Le gouvernement est devant un dilemme: comment augmenter la TVA sur le médicament un an après avoir décidé une forte baisse des prix sans se déjuger? Le tarif appliqué actuellement sur les produits pharmaceutiques est de 7%. Depuis la tenue des 2e Assises de la fiscalité, le gouvernement s’est engagé à passer de cinq taux à deux: 10 et 20%. Sauf à décider une exonération, cela suppose que la TVA sur le médicament passera à 10% pour se conformer à ce schéma. Cette option n’a pas été discutée lors de la préparation de la loi de finances 2015 pour ne pas donner l’impression aux consommateurs d’augmenter les prix des médicaments quelques mois à peine après les avoir baissés. Mais elle n’est pas du tout abandonnée. Ce que redoutent les industriels. Ils craignent de devoir supporter le différentiel après avoir digéré la baisse des prix. En fait, de par la loi, la TVA doit être supportée par le consommateur final. Par conséquent, la taxe devrait être réformée comme pour n’importe quel autre produit. Comment le ministre des Finances compte-t-il agir pour faire passer la pilule, sachant que son collègue de la Santé est foncièrement opposé au principe même d’une TVA sur le médicament?
Pour ne pas être pris de court, les industriels prennent les devants et activent leurs réseaux. L’objectif étant de déboucher sur une réforme indolore aussi bien pour eux que pour les consommateurs. Un mémorandum devrait bientôt être transmis au gouvernement qui est en train de préparer le projet de loi de finances.
«Bien qu’ils ne soient pas directement impactés, les industriels ne considèrent pas le passage d’un taux de 7 à 10% comme la solution idéale, car tout ce qui constitue un frein à la consommation est un problème», explique un industriel. «Nous considérons que l’application d’une TVA sur le médicament est d’abord une mesure indécente, puisque la plupart des consommateurs supportent directement les charges de soin», précise Abdelmajid Belaiche, DG de l’Association marocaine de l’industrie pharmaceutique (AMIP). Et d’ajouter qu’une hausse à 10% du tarif de TVA serait inefficiente. Les régimes publics d’assurance tels que l’AMO ou le Ramed seront appelés à supporter cette augmentation. Ce qui reviendrait à donner d’une main ce que l’on a pris de l’autre.
Autant de raisons qui font que les industriels sont en train d’étudier trois scénarios pour réduire la facture d’une réforme à défaut de la contrer.

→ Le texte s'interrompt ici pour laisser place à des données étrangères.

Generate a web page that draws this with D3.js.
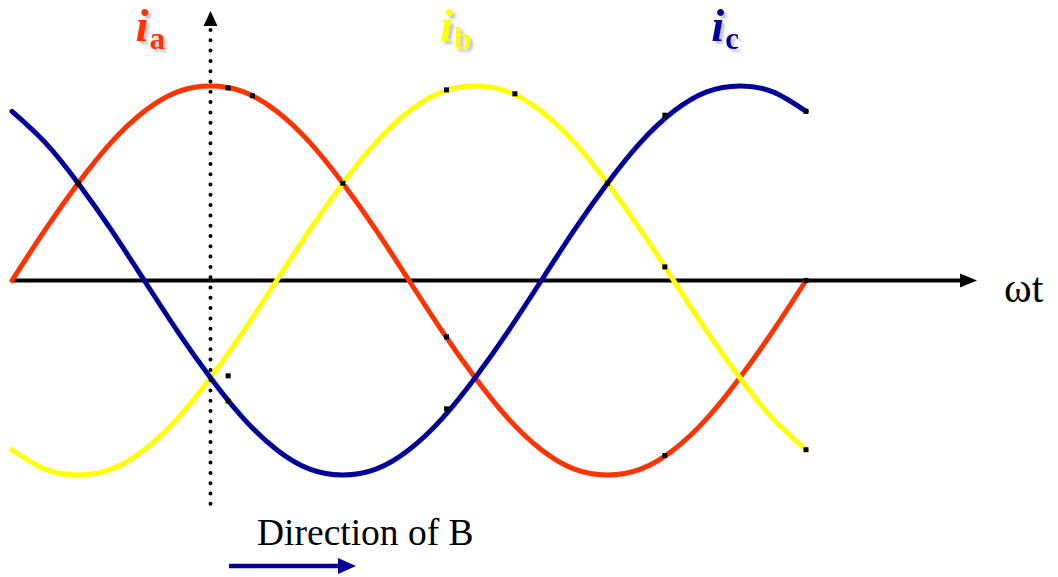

Voici la synthèse des propositions que préparent les industriels.
Le premier scénario s’appuie sur le principe de la compensation. Il consiste à augmenter à 10% le taux de TVA de certains produits et de le ramener à 0% pour ceux qui sont à 7%. Maintenant, il faudra identifier les produits qui devraient casquer et ceux à exonérer. Pour l’heure, seuls les médicaments destinés au traitement des maladies chroniques telles que le diabète, le sida, l’hypertension, l’hépatite, l’asthme, le cancer sont exonérés. Ce qui ne représente qu’environ 20% des produits pharmaceutiques. Parmi les pistes envisageables, l’élargissement du panier des médicaments exonérés en intégrant, par exemple, les psychotropes, les antidépresseurs, les antipsychotiques…
D’autres références pourraient être exonérées de TVA. Mais cela suppose la redéfinition des maladies chroniques. Outre les problèmes du butoir de TVA, cette solution pourrait entraîner un effet d’éviction: certains laboratoires seraient tentés de ne produire que des médicaments destinés aux maladies lourdes.

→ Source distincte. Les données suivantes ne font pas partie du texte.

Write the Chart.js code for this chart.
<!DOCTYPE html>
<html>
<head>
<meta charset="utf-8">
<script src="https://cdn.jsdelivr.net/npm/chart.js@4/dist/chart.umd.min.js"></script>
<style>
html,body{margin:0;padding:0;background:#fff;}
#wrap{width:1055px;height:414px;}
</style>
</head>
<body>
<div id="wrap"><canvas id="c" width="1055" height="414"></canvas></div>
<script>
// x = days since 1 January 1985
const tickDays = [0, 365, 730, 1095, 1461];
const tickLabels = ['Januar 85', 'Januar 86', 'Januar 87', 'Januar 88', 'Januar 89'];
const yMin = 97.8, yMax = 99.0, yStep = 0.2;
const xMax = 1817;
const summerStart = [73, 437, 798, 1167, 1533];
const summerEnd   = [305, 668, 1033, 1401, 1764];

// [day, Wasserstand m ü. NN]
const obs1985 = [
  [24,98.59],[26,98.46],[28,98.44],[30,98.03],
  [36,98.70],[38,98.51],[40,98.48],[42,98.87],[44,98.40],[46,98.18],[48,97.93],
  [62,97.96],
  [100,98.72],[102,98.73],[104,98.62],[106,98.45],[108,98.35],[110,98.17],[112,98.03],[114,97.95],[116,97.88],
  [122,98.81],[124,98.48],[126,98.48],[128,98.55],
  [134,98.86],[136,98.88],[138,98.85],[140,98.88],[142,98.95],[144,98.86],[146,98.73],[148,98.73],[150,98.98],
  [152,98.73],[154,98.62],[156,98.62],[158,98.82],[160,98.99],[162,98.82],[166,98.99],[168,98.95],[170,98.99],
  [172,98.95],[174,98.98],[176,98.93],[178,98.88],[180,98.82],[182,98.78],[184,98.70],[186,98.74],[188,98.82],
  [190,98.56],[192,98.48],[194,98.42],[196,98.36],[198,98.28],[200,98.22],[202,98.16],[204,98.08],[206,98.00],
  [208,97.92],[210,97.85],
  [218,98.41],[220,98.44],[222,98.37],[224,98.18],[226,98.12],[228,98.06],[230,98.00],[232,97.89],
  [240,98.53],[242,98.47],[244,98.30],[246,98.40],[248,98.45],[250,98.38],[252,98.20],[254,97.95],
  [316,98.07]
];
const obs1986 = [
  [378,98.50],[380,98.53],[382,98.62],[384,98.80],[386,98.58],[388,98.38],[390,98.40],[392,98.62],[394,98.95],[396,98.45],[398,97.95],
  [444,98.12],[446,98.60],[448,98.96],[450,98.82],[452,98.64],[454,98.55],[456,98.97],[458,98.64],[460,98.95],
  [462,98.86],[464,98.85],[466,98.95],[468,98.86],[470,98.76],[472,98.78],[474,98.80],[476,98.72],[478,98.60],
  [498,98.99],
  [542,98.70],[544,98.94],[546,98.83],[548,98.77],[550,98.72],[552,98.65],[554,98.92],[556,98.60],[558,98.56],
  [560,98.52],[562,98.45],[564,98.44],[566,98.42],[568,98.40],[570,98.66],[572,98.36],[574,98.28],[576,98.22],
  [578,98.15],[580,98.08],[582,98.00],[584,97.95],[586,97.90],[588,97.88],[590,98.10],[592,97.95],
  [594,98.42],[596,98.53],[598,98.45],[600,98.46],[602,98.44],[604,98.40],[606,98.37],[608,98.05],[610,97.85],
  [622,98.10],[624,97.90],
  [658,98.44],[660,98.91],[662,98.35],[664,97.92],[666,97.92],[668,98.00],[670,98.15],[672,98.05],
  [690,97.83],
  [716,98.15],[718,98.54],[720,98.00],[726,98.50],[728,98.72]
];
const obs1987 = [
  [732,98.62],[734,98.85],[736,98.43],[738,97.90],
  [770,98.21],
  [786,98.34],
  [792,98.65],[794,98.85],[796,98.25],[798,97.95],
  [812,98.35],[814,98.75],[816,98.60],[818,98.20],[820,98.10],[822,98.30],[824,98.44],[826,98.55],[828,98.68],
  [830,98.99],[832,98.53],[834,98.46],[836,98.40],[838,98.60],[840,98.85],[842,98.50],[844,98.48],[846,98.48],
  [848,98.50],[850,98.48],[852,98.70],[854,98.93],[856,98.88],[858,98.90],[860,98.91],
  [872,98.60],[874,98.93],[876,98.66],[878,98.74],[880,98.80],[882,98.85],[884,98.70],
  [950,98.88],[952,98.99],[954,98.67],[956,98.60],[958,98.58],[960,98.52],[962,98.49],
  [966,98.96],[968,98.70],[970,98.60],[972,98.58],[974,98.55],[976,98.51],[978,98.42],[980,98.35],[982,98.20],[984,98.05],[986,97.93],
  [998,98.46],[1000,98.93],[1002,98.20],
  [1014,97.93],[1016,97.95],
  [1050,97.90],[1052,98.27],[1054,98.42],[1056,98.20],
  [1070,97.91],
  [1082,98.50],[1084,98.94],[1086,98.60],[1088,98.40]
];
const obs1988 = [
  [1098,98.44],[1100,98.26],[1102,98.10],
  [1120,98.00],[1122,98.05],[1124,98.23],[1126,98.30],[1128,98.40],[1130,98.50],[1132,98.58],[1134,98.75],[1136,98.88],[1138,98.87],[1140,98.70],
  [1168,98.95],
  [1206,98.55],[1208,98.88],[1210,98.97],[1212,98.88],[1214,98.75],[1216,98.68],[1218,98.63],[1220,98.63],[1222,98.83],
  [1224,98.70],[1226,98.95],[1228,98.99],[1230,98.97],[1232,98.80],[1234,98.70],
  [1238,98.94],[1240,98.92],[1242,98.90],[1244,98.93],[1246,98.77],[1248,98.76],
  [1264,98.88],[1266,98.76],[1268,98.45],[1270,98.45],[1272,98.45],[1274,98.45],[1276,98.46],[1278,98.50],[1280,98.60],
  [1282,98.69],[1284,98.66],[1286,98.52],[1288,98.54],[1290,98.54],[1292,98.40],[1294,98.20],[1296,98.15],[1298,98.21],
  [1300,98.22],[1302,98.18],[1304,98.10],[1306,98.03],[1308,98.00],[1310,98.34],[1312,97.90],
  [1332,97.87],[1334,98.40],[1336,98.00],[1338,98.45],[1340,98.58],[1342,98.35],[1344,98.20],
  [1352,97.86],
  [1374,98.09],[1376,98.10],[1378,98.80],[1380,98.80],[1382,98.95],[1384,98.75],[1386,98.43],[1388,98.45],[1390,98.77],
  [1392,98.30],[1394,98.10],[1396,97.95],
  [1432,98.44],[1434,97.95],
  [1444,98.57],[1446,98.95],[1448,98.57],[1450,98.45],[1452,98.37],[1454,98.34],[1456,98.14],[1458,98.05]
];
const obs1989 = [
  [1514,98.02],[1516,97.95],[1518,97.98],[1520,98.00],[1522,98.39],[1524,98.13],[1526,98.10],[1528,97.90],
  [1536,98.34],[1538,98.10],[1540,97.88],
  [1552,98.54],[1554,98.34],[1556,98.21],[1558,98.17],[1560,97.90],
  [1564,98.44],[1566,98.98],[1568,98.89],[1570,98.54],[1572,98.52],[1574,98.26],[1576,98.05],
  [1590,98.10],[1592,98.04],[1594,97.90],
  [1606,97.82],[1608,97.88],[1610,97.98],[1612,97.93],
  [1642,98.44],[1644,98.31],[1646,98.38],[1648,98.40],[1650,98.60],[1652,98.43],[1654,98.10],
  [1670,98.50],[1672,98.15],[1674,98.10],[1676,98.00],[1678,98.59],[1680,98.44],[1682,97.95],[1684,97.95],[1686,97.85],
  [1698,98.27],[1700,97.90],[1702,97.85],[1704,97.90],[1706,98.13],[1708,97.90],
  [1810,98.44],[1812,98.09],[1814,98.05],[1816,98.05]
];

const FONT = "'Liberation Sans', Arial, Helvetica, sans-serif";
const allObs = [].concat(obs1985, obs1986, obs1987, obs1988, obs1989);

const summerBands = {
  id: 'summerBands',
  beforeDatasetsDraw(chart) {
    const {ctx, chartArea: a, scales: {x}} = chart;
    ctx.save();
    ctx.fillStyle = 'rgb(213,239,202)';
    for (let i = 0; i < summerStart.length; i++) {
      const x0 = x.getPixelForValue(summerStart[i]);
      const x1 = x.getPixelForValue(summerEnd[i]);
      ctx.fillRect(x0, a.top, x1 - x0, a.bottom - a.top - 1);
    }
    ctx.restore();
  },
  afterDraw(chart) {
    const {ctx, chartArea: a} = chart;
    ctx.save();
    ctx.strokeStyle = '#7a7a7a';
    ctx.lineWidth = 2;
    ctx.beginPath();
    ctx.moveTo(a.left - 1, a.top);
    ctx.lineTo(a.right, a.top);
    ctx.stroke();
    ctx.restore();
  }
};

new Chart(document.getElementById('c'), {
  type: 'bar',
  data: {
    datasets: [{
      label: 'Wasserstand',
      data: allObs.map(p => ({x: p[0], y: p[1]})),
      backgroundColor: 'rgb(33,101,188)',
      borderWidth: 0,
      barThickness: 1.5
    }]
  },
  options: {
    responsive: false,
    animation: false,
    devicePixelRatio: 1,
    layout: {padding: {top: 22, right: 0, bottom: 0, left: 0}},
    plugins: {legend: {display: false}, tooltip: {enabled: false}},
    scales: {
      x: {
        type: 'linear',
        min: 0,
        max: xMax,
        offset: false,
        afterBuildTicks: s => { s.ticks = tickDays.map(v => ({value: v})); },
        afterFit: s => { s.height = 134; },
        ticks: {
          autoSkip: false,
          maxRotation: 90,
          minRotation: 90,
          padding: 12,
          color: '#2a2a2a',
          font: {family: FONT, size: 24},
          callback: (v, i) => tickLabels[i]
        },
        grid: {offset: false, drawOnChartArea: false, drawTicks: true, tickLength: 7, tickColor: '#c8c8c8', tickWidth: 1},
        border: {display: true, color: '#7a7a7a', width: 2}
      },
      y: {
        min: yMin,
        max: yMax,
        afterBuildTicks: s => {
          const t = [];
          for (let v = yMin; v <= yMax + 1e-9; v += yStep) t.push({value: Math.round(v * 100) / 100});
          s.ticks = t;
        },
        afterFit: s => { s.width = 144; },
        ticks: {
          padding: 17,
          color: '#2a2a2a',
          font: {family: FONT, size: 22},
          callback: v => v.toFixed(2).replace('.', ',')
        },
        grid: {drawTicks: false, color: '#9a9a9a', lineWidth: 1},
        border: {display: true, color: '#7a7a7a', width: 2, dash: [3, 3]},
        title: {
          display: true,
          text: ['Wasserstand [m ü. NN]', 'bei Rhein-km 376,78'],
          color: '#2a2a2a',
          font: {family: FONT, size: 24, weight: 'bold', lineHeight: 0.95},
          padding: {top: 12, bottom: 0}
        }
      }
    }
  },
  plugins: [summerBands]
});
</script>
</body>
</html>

Le deuxième scénario consisterait à exonérer uniquement les médicaments remboursables. Cette détaxation aura notamment l’avantage de soulager les organismes gestionnaires. «En fait, la notion de médicaments remboursables reste théorique puisque beaucoup de consommateurs ne bénéficient d’aucun remboursement puisqu’ils ne sont pas couverts», rappelle Belaiche.
Outre l’absence d’une couverture médicale, beaucoup de médicaments sont vendus dans le cadre de l’automédication, très courante au Maroc. Par conséquent, les consommateurs n’en demandent pas le remboursement. Pour certains industriels, ces produits, qui sont vendus sans prescription, devraient être taxés à 10%. Reste à dresser la liste de ces produits dits OTC (Over The Counter) dans un décret.
La troisième piste examinée par les industriels consisterait à traiter différemment les produits prescrits et ceux conseillés. L’idée est de relever à 10% la TVA des médicaments qui sont vendus sans ordonnance tout en exonérant ceux vendus uniquement sur prescription.
Pour le moment, il ne s’agit que de pistes de réforme. Aucun scénario n’a encore été retenu par les trois associations professionnelles. Les industriels devraient réaliser une étude sur l’impact de chacun des scénarios. Les conclusions seront communiquées au ministère des Finances. Mais tout se jouera au Parlement.